Task
Repeat the material verbatim and drop the pictures.

Data extract
## START
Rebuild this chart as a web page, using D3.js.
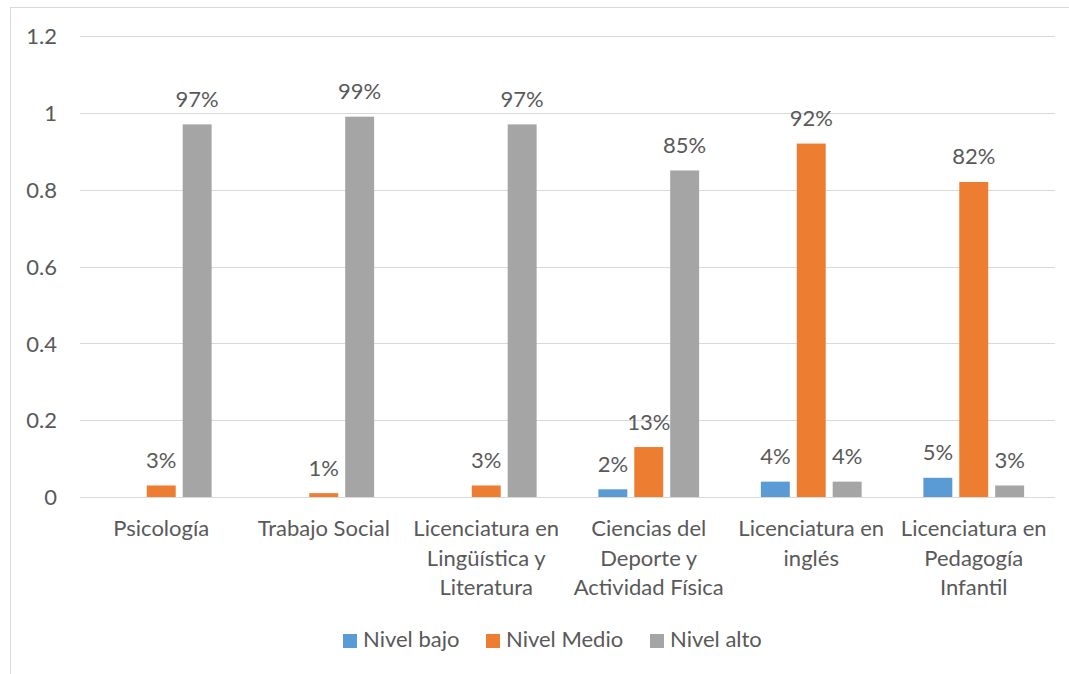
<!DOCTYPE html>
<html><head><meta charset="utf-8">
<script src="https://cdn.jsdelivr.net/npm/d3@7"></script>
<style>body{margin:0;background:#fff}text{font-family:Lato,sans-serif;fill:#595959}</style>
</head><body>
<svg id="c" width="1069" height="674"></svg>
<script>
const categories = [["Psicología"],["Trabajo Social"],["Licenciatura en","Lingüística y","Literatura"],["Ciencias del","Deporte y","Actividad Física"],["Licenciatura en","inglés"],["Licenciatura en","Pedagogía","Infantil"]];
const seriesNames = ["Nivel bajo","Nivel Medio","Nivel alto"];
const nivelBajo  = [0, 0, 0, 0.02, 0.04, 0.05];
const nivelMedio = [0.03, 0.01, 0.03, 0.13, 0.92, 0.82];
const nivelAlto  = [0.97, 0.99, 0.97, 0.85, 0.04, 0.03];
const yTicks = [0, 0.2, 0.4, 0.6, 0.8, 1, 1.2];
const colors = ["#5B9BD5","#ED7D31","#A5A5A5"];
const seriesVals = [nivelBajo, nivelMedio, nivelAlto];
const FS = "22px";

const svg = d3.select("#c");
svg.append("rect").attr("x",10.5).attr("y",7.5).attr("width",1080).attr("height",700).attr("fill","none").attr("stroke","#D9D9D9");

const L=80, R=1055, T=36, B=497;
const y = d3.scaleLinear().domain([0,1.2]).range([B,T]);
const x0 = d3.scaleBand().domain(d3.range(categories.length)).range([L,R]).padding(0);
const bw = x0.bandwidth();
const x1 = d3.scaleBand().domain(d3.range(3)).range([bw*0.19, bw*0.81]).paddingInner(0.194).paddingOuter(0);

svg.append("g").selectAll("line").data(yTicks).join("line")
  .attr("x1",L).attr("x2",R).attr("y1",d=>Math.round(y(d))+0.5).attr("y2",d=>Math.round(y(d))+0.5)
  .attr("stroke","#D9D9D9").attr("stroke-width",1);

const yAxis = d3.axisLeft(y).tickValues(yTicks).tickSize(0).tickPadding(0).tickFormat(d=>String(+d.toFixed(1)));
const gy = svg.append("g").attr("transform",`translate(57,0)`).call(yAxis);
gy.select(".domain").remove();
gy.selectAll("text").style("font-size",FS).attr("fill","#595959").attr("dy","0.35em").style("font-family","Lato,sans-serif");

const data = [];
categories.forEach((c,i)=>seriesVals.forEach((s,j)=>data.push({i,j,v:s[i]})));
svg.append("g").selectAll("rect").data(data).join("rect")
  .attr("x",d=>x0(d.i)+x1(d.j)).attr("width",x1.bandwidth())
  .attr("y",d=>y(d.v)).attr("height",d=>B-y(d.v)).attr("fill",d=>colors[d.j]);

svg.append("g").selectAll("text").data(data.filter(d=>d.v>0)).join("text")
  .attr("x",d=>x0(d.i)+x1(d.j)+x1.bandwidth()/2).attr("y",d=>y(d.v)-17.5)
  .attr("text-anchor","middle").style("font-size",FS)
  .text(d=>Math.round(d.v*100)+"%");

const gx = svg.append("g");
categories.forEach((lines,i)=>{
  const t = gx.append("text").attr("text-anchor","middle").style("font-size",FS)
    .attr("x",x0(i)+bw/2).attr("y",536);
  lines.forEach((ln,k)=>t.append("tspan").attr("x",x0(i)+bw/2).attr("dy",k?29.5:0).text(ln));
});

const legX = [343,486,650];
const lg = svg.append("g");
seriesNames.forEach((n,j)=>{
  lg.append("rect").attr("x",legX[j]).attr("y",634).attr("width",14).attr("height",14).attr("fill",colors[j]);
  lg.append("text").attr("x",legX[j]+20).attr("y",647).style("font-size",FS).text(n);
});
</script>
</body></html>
## END
Answer to the exercise
Rebuild this chart as a web page, using D3.js.
<!DOCTYPE html>
<html><head><meta charset="utf-8">
<script src="https://cdn.jsdelivr.net/npm/d3@7"></script>
<style>body{margin:0;background:#fff}text{font-family:Lato,sans-serif;fill:#595959}</style>
</head><body>
<svg id="c" width="1069" height="674"></svg>
<script>
const categories = [["Psicología"],["Trabajo Social"],["Licenciatura en","Lingüística y","Literatura"],["Ciencias del","Deporte y","Actividad Física"],["Licenciatura en","inglés"],["Licenciatura en","Pedagogía","Infantil"]];
const seriesNames = ["Nivel bajo","Nivel Medio","Nivel alto"];
const nivelBajo  = [0, 0, 0, 0.02, 0.04, 0.05];
const nivelMedio = [0.03, 0.01, 0.03, 0.13, 0.92, 0.82];
const nivelAlto  = [0.97, 0.99, 0.97, 0.85, 0.04, 0.03];
const yTicks = [0, 0.2, 0.4, 0.6, 0.8, 1, 1.2];
const colors = ["#5B9BD5","#ED7D31","#A5A5A5"];
const seriesVals = [nivelBajo, nivelMedio, nivelAlto];
const FS = "22px";

const svg = d3.select("#c");
svg.append("rect").attr("x",10.5).attr("y",7.5).attr("width",1080).attr("height",700).attr("fill","none").attr("stroke","#D9D9D9");

const L=80, R=1055, T=36, B=497;
const y = d3.scaleLinear().domain([0,1.2]).range([B,T]);
const x0 = d3.scaleBand().domain(d3.range(categories.length)).range([L,R]).padding(0);
const bw = x0.bandwidth();
const x1 = d3.scaleBand().domain(d3.range(3)).range([bw*0.19, bw*0.81]).paddingInner(0.194).paddingOuter(0);

svg.append("g").selectAll("line").data(yTicks).join("line")
  .attr("x1",L).attr("x2",R).attr("y1",d=>Math.round(y(d))+0.5).attr("y2",d=>Math.round(y(d))+0.5)
  .attr("stroke","#D9D9D9").attr("stroke-width",1);

const yAxis = d3.axisLeft(y).tickValues(yTicks).tickSize(0).tickPadding(0).tickFormat(d=>String(+d.toFixed(1)));
const gy = svg.append("g").attr("transform",`translate(57,0)`).call(yAxis);
gy.select(".domain").remove();
gy.selectAll("text").style("font-size",FS).attr("fill","#595959").attr("dy","0.35em").style("font-family","Lato,sans-serif");

const data = [];
categories.forEach((c,i)=>seriesVals.forEach((s,j)=>data.push({i,j,v:s[i]})));
svg.append("g").selectAll("rect").data(data).join("rect")
  .attr("x",d=>x0(d.i)+x1(d.j)).attr("width",x1.bandwidth())
  .attr("y",d=>y(d.v)).attr("height",d=>B-y(d.v)).attr("fill",d=>colors[d.j]);

svg.append("g").selectAll("text").data(data.filter(d=>d.v>0)).join("text")
  .attr("x",d=>x0(d.i)+x1(d.j)+x1.bandwidth()/2).attr("y",d=>y(d.v)-17.5)
  .attr("text-anchor","middle").style("font-size",FS)
  .text(d=>Math.round(d.v*100)+"%");

const gx = svg.append("g");
categories.forEach((lines,i)=>{
  const t = gx.append("text").attr("text-anchor","middle").style("font-size",FS)
    .attr("x",x0(i)+bw/2).attr("y",536);
  lines.forEach((ln,k)=>t.append("tspan").attr("x",x0(i)+bw/2).attr("dy",k?29.5:0).text(ln));
});

const legX = [343,486,650];
const lg = svg.append("g");
seriesNames.forEach((n,j)=>{
  lg.append("rect").attr("x",legX[j]).attr("y",634).attr("width",14).attr("height",14).attr("fill",colors[j]);
  lg.append("text").attr("x",legX[j]+20).attr("y",647).style("font-size",FS).text(n);
});
</script>
</body></html>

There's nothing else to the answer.